Faculty Spotlight: Jodi Jinks
Community Engagement Goes to Prison
Jinks established the Arts Aloud program at OSU after earning the Mary Lou Lemon professorship in January 2014 though she began this type of work several years ago at women’s prisons in Texas. Her first effort in Oklahoma brought her (and volunteer Linda Smolen, who served as co-director of the play) to a minimum-security, all-male facility – the John H. Lilley Correctional Center in Boley, Okla.
Though the gender of her subjects had changed, the overall reaction did not.
“They’re thankful for the interaction,” Jinks said. “I think they’re loving the fact that they’re being heard that they have a story people actually want to hear."
After several months of writing and collaborating with Jinks, the inmates created a show called Reflections of Time, which was described as chronicling “the challenges, the joys, and the dreams of these particular men, and reminds us that we are all so much more than our worst choices.”
The script was packed with inside jokes and included poetry, short scenes, and evn a band compromised of inmates who did not take part in the class.
"This kind of acting experience takes the notion of ‘embodied learning’ to another level,” professor and head of the theatre department Andrew Kimbrough said. “The students get a very powerful sense of the lived experience of the inmates/writers.”
The subject matter often touched on forgiveness but also included stories of who they were before prison and even who had they had become while inside the correctional center.
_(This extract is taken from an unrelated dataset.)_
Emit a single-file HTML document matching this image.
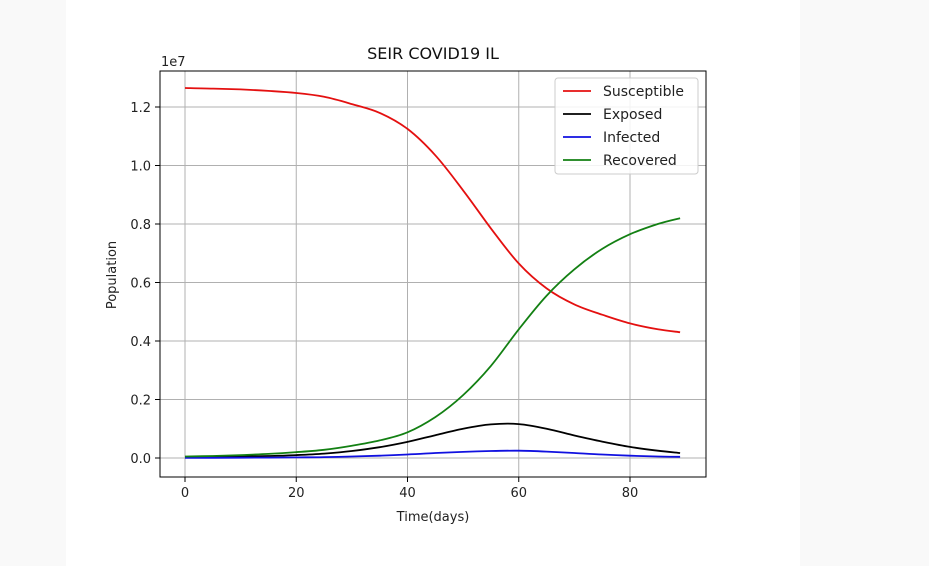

It sounds like a therapeutic process but Jinks is quick to point out her role is to help them create a work of art.
Gratitude is among the fruit of her mission with ArtsAloud-OSU. From the inmates reflecting on their time, to their own performance, to then watching trained OSU actors tell the story they had written, to the actors feeling privileged to perform in front of, and meet, the authors, every turn produced reciprocal gratitude.